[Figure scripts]
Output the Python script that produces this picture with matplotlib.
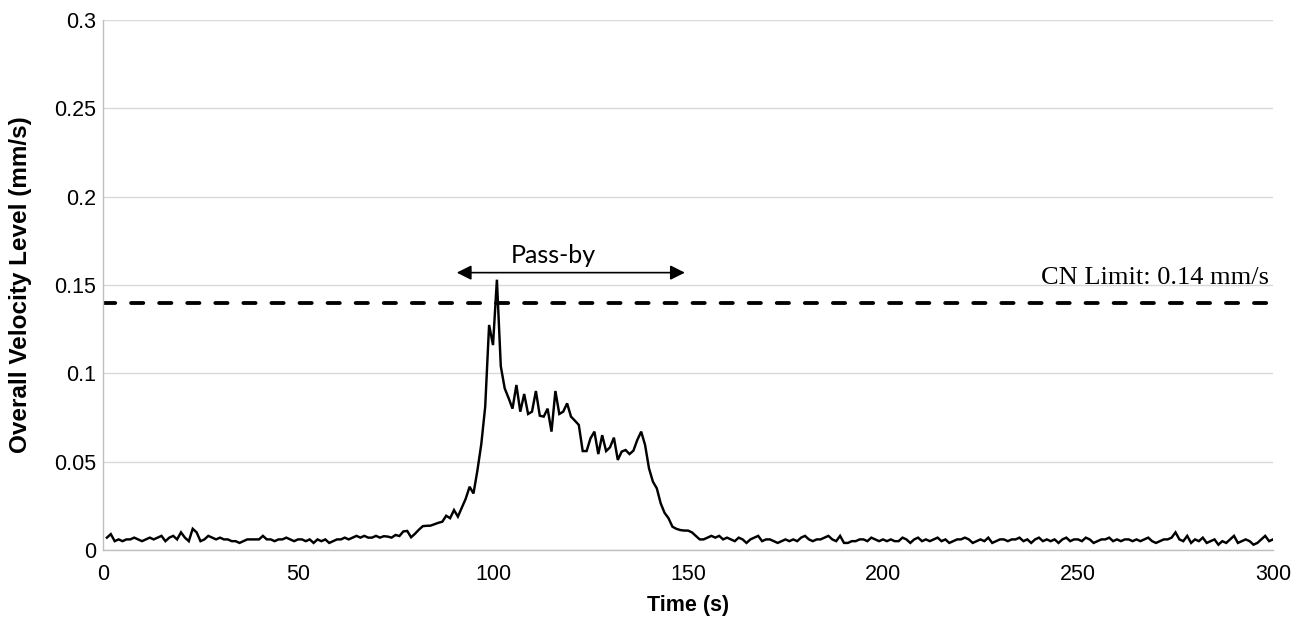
import numpy as np
import matplotlib
matplotlib.use("Agg")
import matplotlib.pyplot as plt

# Overall velocity level (mm/s), one sample per second, t = 1..300
baseline_start = [0.007, 0.009, 0.005, 0.006, 0.005, 0.006, 0.006, 0.007, 0.006, 0.005,
                  0.006, 0.007, 0.006, 0.007, 0.008, 0.005, 0.007, 0.008, 0.006, 0.010,
                  0.007, 0.005, 0.012, 0.010, 0.005, 0.006, 0.008, 0.007, 0.006, 0.007,
                  0.006, 0.006, 0.005, 0.005, 0.004, 0.005, 0.006, 0.006, 0.006, 0.006,
                  0.008, 0.006, 0.006, 0.005, 0.006, 0.006, 0.007, 0.006, 0.005, 0.006,
                  0.006, 0.005, 0.006, 0.004, 0.006, 0.005, 0.006, 0.004, 0.005, 0.006,
                  0.006, 0.007, 0.006, 0.007, 0.008, 0.007, 0.008, 0.007, 0.007, 0.008]
pass_by_event = [0.0070, 0.0078, 0.0076, 0.0070, 0.0085, 0.0079, 0.0105, 0.0108, 0.0072, 0.0092,
                 0.0115, 0.0135, 0.0137, 0.0138, 0.0146, 0.0154, 0.0160, 0.0194, 0.0180, 0.0226,
                 0.0189, 0.0240, 0.0290, 0.0358, 0.0320, 0.0450, 0.0600, 0.0811, 0.1274, 0.1160,
                 0.1530, 0.1040, 0.0915, 0.0860, 0.0800, 0.0934, 0.0783, 0.0883, 0.0770, 0.0783,
                 0.0900, 0.0760, 0.0755, 0.0800, 0.0670, 0.0900, 0.0770, 0.0783, 0.0830, 0.0755,
                 0.0732, 0.0708, 0.0560, 0.0560, 0.0632, 0.0670, 0.0543, 0.0650, 0.0560, 0.0581,
                 0.0636, 0.0510, 0.0557, 0.0566, 0.0543, 0.0562, 0.0623, 0.0670, 0.0594, 0.0462,
                 0.0387, 0.0349, 0.0264, 0.0210, 0.0180, 0.0132, 0.0120, 0.0113]
baseline_end = [0.011, 0.011, 0.010, 0.008, 0.006, 0.006, 0.007, 0.008, 0.007, 0.008,
                0.006, 0.007, 0.006, 0.005, 0.007, 0.006, 0.004, 0.006, 0.007, 0.008,
                0.005, 0.006, 0.006, 0.005, 0.004, 0.005, 0.006, 0.005, 0.006, 0.005,
                0.007, 0.008, 0.006, 0.005, 0.006, 0.006, 0.007, 0.008, 0.006, 0.005,
                0.008, 0.004, 0.004, 0.005, 0.005, 0.006, 0.006, 0.005, 0.007, 0.006,
                0.005, 0.006, 0.005, 0.006, 0.005, 0.005, 0.007, 0.006, 0.004, 0.006,
                0.007, 0.005, 0.006, 0.005, 0.006, 0.007, 0.005, 0.006, 0.004, 0.005,
                0.006, 0.006, 0.007, 0.006, 0.004, 0.005, 0.006, 0.005, 0.007, 0.004,
                0.005, 0.006, 0.006, 0.005, 0.006, 0.006, 0.007, 0.005, 0.006, 0.004,
                0.006, 0.007, 0.005, 0.006, 0.005, 0.006, 0.004, 0.006, 0.007, 0.005,
                0.006, 0.006, 0.005, 0.007, 0.006, 0.004, 0.005, 0.006, 0.006, 0.007,
                0.005, 0.006, 0.005, 0.006, 0.006, 0.005, 0.006, 0.005, 0.006, 0.007,
                0.005, 0.004, 0.005, 0.006, 0.006, 0.007, 0.010, 0.006, 0.005, 0.008,
                0.004, 0.006, 0.005, 0.007, 0.004, 0.005, 0.006, 0.003, 0.005, 0.004,
                0.006, 0.008, 0.004, 0.005, 0.006, 0.005, 0.003, 0.004, 0.006, 0.008,
                0.005, 0.006]
velocity = baseline_start + pass_by_event + baseline_end
time_s = list(range(1, len(velocity) + 1))

cn_limit = 0.14
cn_label = "CN Limit: 0.14 mm/s"
pass_by_start, pass_by_end = 90.7, 149.2
pass_by_text_x = 115.4
pass_by_label = "Pass-by"

x_ticks = [0, 50, 100, 150, 200, 250, 300]
y_ticks = [0, 0.05, 0.1, 0.15, 0.2, 0.25, 0.3]
y_tick_labels = ["0", "0.05", "0.1", "0.15", "0.2", "0.25", "0.3"]

plt.rcParams['font.family'] = ['Liberation Sans', 'DejaVu Sans']

fig = plt.figure(figsize=(13.07, 6.25), dpi=100)
ax = fig.add_axes([103 / 1307, 75 / 625, 1170 / 1307, 530 / 625])

ax.plot(time_s, velocity, color='black', lw=1.75, solid_joinstyle='miter', zorder=3)
ax.axhline(cn_limit, color='black', lw=2.75, dashes=(3.2, 4.15),
           dash_capstyle='round', zorder=2)
ax.text(299.0, 0.1503, cn_label, ha='right', va='baseline',
        fontsize=19, family=['Liberation Serif', 'DejaVu Serif'])

ax.annotate('', xy=(pass_by_start, 0.157), xytext=(pass_by_end, 0.157),
            arrowprops=dict(arrowstyle='<|-|>', color='black', lw=1.2,
                            mutation_scale=22, shrinkA=0, shrinkB=0))
ax.text(pass_by_text_x, 0.1665, pass_by_label, ha='center',
        va='center', fontsize=18, family=['Lato', 'DejaVu Sans'])

ax.set_xlim(0, 300)
ax.set_ylim(0, 0.3)
ax.set_xticks(x_ticks)
ax.set_yticks(y_ticks)
ax.set_yticklabels(y_tick_labels)
ax.tick_params(axis='both', length=0, labelsize=15.5)
ax.tick_params(axis='x', pad=10)
ax.tick_params(axis='y', pad=5)
ax.grid(axis='y', color='#d9d9d9', lw=1.0, zorder=0)
ax.set_axisbelow(True)
for s in ['top', 'right']:
    ax.spines[s].set_visible(False)
for s in ['left', 'bottom']:
    ax.spines[s].set_color('#bfbfbf')
    ax.spines[s].set_linewidth(1.0)

ax.set_xlabel('Time (s)', fontsize=15.5, fontweight='bold')
ax.xaxis.set_label_coords(0.5, -0.085)
ax.set_ylabel('Overall Velocity Level (mm/s)', fontsize=17.5, fontweight='bold')
ax.yaxis.set_label_coords(-0.061, 0.5)

fig.savefig('out.png', dpi=100)
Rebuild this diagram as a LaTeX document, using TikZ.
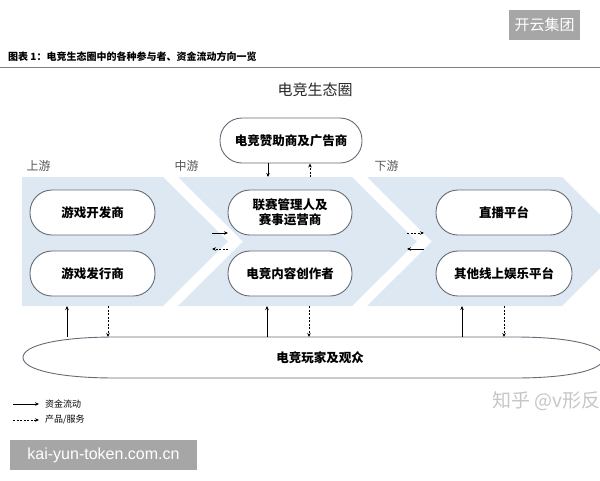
\documentclass[tikz,border=0pt]{standalone}
\usepackage{fontspec}
\setmainfont{Noto Sans CJK SC}
\newfontfamily\wmfont{Liberation Sans}
\usetikzlibrary{arrows.meta}
\definecolor{bandc}{RGB}{222,232,243}
\definecolor{boxline}{RGB}{100,108,118}
\definecolor{labc}{RGB}{85,85,85}
\definecolor{wmbox}{RGB}{166,166,166}
\definecolor{wmtext}{RGB}{198,198,198}
\begin{document}
\begin{tikzpicture}[x=1pt,y=-1pt,
  pill/.style={draw=boxline, line width=0.9pt, fill=white, rounded corners=22pt,
    minimum width=#1, minimum height=45pt, inner sep=0pt, align=center,
    font=\fontsize{12.5}{15}\selectfont\bfseries},
  money/.style={-{Stealth[length=4pt,width=3.5pt]}, line width=1pt},
  goods/.style={-{Stealth[length=4pt,width=3.5pt]}, line width=0.8pt, dash pattern=on 2pt off 1.5pt},
  seclab/.style={anchor=west, text=labc, font=\fontsize{12}{14}\selectfont},
  wmark/.style={fill=wmbox, text=white, inner sep=0pt}]
\useasboundingbox (0,0) rectangle (600,480);
\clip (0,0) rectangle (600,480);
% watermark top
\node[wmark, minimum width=71pt, minimum height=30pt, font=\fontsize{15}{18}\selectfont] (wm1) at (544.5,25) {开云集团};
% title
\node[anchor=west, inner sep=0pt, font=\fontsize{10}{12}\selectfont\bfseries] (title) at (8,57) {图表 1：电竞生态圈中的各种参与者、资金流动方向一览};
\draw[line width=1pt, color=gray] (0,67) -- (600,67);
\node[font=\fontsize{15}{18}\selectfont, text=black!85] (head) at (315,90) {电竞生态圈};
% chevrons
\fill[bandc] (22,177) -- (163,177) -- (228,241.5) -- (163,306) -- (22,306) -- cycle;
\fill[bandc] (178,177) -- (352,177) -- (417,241.5) -- (352,306) -- (178,306) -- (243,241.5) -- cycle;
\fill[bandc] (367,177) -- (562,177) -- (627,241.5) -- (562,306) -- (367,306) -- (432,241.5) -- cycle;
% section labels
\node[seclab] (up) at (23,166) {上游};
\node[seclab] (mid) at (171,166) {中游};
\node[seclab] (down) at (371,166) {下游};
% boxes
\node[pill=142pt] (spon) at (291,140.5) {电竞赞助商及广告商};
\node[pill=125pt] (dev) at (92.5,212.5) {游戏开发商};
\node[pill=125pt] (pub) at (92.5,273.5) {游戏发行商};
\node[pill=124pt] (league) at (290,212.5) {联赛管理人及\\赛事运营商};
\node[pill=124pt] (creator) at (290,273.5) {电竞内容创作者};
\node[pill=136pt] (live) at (504,212.5) {直播平台};
\node[pill=136pt] (other) at (504,273.5) {其他线上娱乐平台};
% players
\draw[draw=boxline, line width=0.9pt, fill=white]
  (23,357.5) .. controls (23,345) and (60,337) .. (115,337) -- (515,337)
  .. controls (570,337) and (604,345) .. (604,357.5)
  .. controls (604,370) and (570,378) .. (515,378) -- (115,378)
  .. controls (60,378) and (23,370) .. (23,357.5) -- cycle;
\node[font=\fontsize{12.5}{15}\selectfont\bfseries] (players) at (320,358) {电竞玩家及观众};
% sponsor arrows
\coordinate (s1) at (268,177);
\coordinate (s2) at (310,177);
\draw[money] (spon.south -| s1) -- (s1);
\draw[goods] (s2) -- (spon.south -| s2);
% gap arrows
\coordinate (g1a) at (212,233); \coordinate (g1b) at (228,233);
\coordinate (g2a) at (228,249); \coordinate (g2b) at (212,249);
\draw[money] (g1a) -- (g1b);
\draw[goods] (g2a) -- (g2b);
\coordinate (g3a) at (407,233); \coordinate (g3b) at (424,233);
\coordinate (g4a) at (424,249); \coordinate (g4b) at (407,249);
\draw[goods] (g3a) -- (g3b);
\draw[money] (g4a) -- (g4b);
% bottom arrows
\foreach \xs/\xd [count=\i] in {67/108, 267/309, 462/504} {
  \coordinate (bt\i) at (\xs,306); \coordinate (et\i) at (\xs,337);
  \coordinate (bd\i) at (\xd,306); \coordinate (ed\i) at (\xd,337);
  \draw[money] (et\i) -- (bt\i);
  \draw[goods] (bd\i) -- (ed\i);
}
% legend
\coordinate (l1a) at (13,404); \coordinate (l1b) at (39,404);
\coordinate (l2a) at (13,420); \coordinate (l2b) at (39,420);
\draw[money, line width=0.8pt] (l1a) -- (l1b);
\draw[goods, line width=0.7pt] (l2a) -- (l2b);
\node[anchor=west, inner sep=0pt, font=\fontsize{9}{11}\selectfont] (leg1) at (45,404) {资金流动};
\node[anchor=west, inner sep=0pt, font=\fontsize{9}{11}\selectfont] (leg2) at (45,420) {产品/服务};
% watermarks
\node[anchor=west, inner sep=0pt, text=wmtext, font=\fontsize{19}{22}\selectfont] (zh) at (492,401) {知乎 @v形反};
\node[wmark, minimum width=187pt, minimum height=30pt, font=\wmfont\fontsize{16}{19}\selectfont] (wm2) at (103.5,455) {kai-yun-token.com.cn};
\end{tikzpicture}
\end{document}
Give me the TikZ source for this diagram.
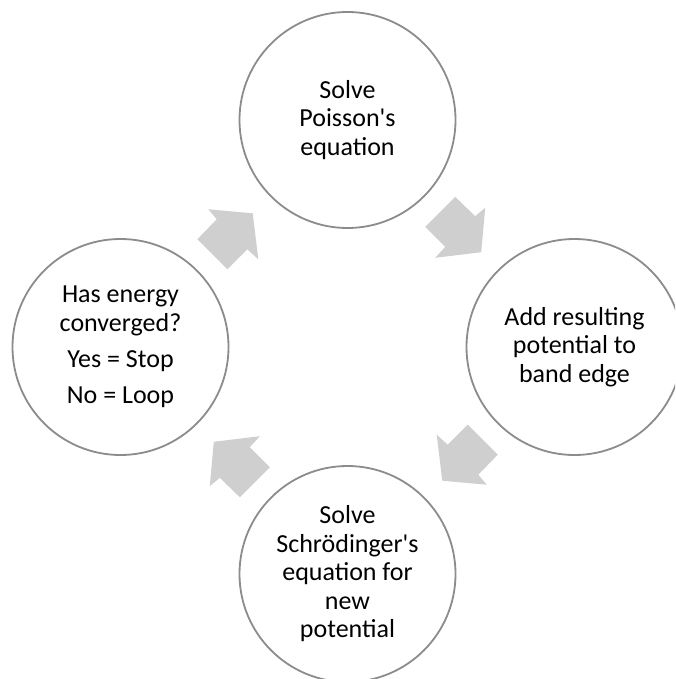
\documentclass[tikz,border=0pt]{standalone}
\usepackage{fontspec}
\setmainfont{Carlito}[Ligatures=TeXOff]
\definecolor{ringgray}{RGB}{140,140,140}
\definecolor{arrowgray}{RGB}{207,207,207}
\begin{document}
\begin{tikzpicture}[x=1pt,y=-1pt,
  stage/.style={circle,draw=ringgray,line width=1.8pt,fill=white,minimum size=216pt,inner sep=0pt,
    align=center,font=\fontsize{26}{28.5}\selectfont,text=black},
  blockarrow/.style={fill=arrowgray,draw=none}]
\useasboundingbox (0,0) rectangle (675,679);
\clip (0,0) rectangle (675,679);
\fill[white] (0,0) rectangle (675,679);
\node[stage] (poisson) at (347.5,120) {Solve\\Poisson's\\equation};
\node[stage] (band) at (574.5,347) {Add resulting\\potential to\\band edge};
\node[stage] (schrod) at (347.5,574) {Solve\\Schrödinger's\\equation for\\new\\potential};
\node[stage] (conv) at (120.5,347) {Has energy\\converged?\\[7.5pt]Yes = Stop\\[7.5pt]No = Loop};
% block arrows of the cycle
\fill[blockarrow] (252.7,213.3) -- (208.3,209.3) -- (216.7,219.3) -- (197.3,239.3) -- (227.3,269.3) -- (247.3,249.3) -- (258.3,259.3) -- cycle;
\fill[blockarrow] (481.2,252.2) -- (485.2,207.8) -- (475.2,216.2) -- (455.2,196.8) -- (425.2,226.8) -- (445.2,246.8) -- (435.2,257.8) -- cycle;
\fill[blockarrow] (442.3,480.7) -- (486.7,484.7) -- (478.3,474.7) -- (497.7,454.7) -- (467.7,424.7) -- (447.7,444.7) -- (436.7,434.7) -- cycle;
\fill[blockarrow] (213.8,441.8) -- (209.8,486.2) -- (219.8,477.8) -- (239.8,497.2) -- (269.8,467.2) -- (249.8,447.2) -- (259.8,436.2) -- cycle;
\end{tikzpicture}
\end{document}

▶ [Your goal]:
Write down every line from the opening of the listing to the line with "import matplotlib.pyplot as plt", both included, and nothing else; the pictures are omitted.

▶ [Response]:
Output the Python script that produces this picture with matplotlib.
import numpy as np
import matplotlib
matplotlib.use("Agg")
import matplotlib.pyplot as plt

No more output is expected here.